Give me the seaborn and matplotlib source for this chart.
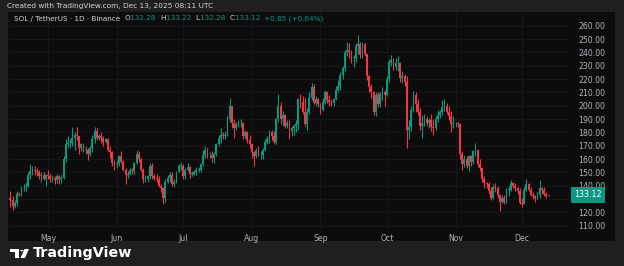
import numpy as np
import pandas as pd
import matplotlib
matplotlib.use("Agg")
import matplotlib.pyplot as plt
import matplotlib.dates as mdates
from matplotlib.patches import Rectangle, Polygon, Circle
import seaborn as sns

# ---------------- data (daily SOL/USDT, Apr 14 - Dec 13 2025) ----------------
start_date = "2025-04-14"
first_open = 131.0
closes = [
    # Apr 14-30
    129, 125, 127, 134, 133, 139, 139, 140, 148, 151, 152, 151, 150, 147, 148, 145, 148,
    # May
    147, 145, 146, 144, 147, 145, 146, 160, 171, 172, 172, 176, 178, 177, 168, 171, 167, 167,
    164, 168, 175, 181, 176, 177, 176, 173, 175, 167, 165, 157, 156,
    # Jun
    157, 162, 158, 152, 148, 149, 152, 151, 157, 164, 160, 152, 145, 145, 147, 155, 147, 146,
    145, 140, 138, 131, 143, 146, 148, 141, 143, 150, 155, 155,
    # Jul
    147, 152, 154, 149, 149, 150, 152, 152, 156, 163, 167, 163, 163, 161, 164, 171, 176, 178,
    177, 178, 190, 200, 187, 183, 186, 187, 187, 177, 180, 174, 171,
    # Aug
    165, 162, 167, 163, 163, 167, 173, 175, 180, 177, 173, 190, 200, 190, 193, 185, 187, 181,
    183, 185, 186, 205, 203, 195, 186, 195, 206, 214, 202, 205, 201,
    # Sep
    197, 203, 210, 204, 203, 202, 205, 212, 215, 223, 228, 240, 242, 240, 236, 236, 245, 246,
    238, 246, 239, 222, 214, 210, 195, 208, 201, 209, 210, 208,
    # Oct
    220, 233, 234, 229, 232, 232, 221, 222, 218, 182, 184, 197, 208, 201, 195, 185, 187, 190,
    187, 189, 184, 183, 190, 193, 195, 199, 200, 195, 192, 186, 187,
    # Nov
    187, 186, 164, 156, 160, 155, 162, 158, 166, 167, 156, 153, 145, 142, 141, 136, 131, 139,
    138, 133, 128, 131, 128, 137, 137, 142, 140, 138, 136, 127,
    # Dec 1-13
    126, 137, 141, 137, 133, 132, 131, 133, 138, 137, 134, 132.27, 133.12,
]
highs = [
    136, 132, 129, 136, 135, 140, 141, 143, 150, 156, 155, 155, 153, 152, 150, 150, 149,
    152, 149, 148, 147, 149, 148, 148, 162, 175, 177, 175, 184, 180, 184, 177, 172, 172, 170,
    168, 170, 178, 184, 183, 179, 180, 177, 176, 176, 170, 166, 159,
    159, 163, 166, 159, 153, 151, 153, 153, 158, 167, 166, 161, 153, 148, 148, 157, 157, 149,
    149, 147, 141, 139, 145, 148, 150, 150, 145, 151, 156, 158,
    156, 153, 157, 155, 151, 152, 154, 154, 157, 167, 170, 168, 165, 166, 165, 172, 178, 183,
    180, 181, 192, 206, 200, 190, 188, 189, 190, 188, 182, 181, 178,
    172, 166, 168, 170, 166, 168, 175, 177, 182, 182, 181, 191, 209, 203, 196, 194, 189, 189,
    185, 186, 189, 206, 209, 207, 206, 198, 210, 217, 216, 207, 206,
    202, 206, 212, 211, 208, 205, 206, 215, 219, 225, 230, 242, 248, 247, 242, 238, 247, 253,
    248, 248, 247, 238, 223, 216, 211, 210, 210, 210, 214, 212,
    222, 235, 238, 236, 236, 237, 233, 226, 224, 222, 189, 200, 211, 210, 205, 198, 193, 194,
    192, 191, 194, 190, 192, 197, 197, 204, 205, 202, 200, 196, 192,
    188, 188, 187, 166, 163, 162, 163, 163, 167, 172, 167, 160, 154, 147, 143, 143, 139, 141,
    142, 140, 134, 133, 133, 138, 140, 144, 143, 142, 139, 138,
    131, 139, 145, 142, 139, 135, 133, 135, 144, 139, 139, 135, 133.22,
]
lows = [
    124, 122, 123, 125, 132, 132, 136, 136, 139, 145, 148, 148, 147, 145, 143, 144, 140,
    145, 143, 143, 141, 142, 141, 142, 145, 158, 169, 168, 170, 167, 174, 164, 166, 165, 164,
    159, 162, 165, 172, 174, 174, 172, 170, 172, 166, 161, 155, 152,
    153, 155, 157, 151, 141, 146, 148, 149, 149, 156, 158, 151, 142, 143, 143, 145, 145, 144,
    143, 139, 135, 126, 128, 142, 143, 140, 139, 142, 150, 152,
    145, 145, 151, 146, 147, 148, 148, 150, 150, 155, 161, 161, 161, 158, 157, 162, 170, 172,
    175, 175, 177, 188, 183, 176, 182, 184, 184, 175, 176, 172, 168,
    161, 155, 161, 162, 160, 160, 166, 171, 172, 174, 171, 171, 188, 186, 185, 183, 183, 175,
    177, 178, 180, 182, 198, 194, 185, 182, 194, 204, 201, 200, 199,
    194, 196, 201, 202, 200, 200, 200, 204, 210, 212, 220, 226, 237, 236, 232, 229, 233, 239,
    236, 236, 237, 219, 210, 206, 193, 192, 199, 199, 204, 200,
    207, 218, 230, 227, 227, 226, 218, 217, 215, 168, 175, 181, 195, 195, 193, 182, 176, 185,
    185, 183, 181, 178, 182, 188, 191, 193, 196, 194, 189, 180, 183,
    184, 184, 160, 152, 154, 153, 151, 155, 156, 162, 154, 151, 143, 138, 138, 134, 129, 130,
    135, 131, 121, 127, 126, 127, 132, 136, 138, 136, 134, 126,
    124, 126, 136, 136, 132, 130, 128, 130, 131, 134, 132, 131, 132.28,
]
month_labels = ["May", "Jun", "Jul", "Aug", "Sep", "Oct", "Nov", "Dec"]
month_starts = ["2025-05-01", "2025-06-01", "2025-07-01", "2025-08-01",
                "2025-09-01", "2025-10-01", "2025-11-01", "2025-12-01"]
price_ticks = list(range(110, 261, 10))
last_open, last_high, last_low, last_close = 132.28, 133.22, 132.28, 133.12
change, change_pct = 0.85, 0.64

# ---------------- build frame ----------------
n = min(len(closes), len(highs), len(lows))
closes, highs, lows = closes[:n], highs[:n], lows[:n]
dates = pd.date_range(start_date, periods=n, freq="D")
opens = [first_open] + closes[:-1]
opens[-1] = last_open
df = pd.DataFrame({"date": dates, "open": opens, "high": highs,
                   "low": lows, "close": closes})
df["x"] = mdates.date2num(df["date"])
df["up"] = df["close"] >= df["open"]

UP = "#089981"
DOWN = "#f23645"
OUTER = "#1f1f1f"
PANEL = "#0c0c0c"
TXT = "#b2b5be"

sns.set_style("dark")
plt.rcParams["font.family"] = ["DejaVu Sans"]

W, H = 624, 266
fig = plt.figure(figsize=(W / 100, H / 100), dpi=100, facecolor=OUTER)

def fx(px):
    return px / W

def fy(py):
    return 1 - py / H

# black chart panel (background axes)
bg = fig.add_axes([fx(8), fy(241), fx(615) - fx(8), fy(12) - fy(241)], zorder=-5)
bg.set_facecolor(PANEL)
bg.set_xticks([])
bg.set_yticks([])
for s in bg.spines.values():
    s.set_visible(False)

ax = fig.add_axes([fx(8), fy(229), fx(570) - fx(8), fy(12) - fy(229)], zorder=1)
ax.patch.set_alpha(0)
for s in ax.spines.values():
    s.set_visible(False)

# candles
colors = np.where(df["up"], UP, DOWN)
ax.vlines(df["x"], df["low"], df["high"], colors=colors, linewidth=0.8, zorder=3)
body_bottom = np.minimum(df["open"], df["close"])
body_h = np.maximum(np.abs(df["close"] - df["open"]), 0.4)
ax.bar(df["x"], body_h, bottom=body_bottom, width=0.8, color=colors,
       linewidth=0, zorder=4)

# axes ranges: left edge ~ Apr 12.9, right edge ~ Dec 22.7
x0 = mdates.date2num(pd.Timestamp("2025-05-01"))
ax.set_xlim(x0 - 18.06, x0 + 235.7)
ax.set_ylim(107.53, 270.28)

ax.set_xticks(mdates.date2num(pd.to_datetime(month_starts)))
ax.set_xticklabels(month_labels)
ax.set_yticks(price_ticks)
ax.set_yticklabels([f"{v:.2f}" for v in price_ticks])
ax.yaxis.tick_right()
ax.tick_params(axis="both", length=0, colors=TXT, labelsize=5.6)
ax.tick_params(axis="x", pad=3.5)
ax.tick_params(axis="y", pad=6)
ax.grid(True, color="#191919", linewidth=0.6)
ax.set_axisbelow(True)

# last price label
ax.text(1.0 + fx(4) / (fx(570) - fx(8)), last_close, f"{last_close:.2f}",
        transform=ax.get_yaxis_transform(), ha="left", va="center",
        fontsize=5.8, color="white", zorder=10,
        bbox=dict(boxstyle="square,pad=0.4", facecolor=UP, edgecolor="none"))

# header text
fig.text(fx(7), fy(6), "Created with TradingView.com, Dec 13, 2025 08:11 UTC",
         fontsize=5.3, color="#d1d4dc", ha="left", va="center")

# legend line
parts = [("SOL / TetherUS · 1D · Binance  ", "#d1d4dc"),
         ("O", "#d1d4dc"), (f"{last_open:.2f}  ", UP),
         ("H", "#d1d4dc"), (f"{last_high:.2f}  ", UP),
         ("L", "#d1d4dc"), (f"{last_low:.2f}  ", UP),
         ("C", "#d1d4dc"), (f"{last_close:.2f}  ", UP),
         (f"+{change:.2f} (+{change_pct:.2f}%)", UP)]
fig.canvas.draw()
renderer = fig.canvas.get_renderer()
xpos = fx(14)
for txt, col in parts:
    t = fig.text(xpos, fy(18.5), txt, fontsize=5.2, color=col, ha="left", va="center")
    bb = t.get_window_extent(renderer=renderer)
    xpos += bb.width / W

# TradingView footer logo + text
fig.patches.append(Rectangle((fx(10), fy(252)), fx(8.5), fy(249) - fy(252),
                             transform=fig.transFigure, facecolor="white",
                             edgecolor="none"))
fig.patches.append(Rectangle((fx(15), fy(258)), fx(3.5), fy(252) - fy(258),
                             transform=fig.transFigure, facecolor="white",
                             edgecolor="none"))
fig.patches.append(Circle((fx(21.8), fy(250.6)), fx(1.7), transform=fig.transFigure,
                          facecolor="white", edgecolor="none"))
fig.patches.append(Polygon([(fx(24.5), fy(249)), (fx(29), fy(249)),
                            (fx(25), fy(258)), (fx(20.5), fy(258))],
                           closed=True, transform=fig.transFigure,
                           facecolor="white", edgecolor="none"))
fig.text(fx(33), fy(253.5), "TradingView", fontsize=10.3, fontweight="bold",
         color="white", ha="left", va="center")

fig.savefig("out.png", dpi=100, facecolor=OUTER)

========================================================================

▸ Job
Skip the pictures and restate exactly the lines from the beginning of the listing to the line with "import seaborn as sns", that line included.

▸ Result below
Give me the seaborn and matplotlib source for this chart.
import numpy as np
import pandas as pd
import matplotlib
matplotlib.use("Agg")
import matplotlib.pyplot as plt
import matplotlib.dates as mdates
from matplotlib.patches import Rectangle, Polygon, Circle
import seaborn as sns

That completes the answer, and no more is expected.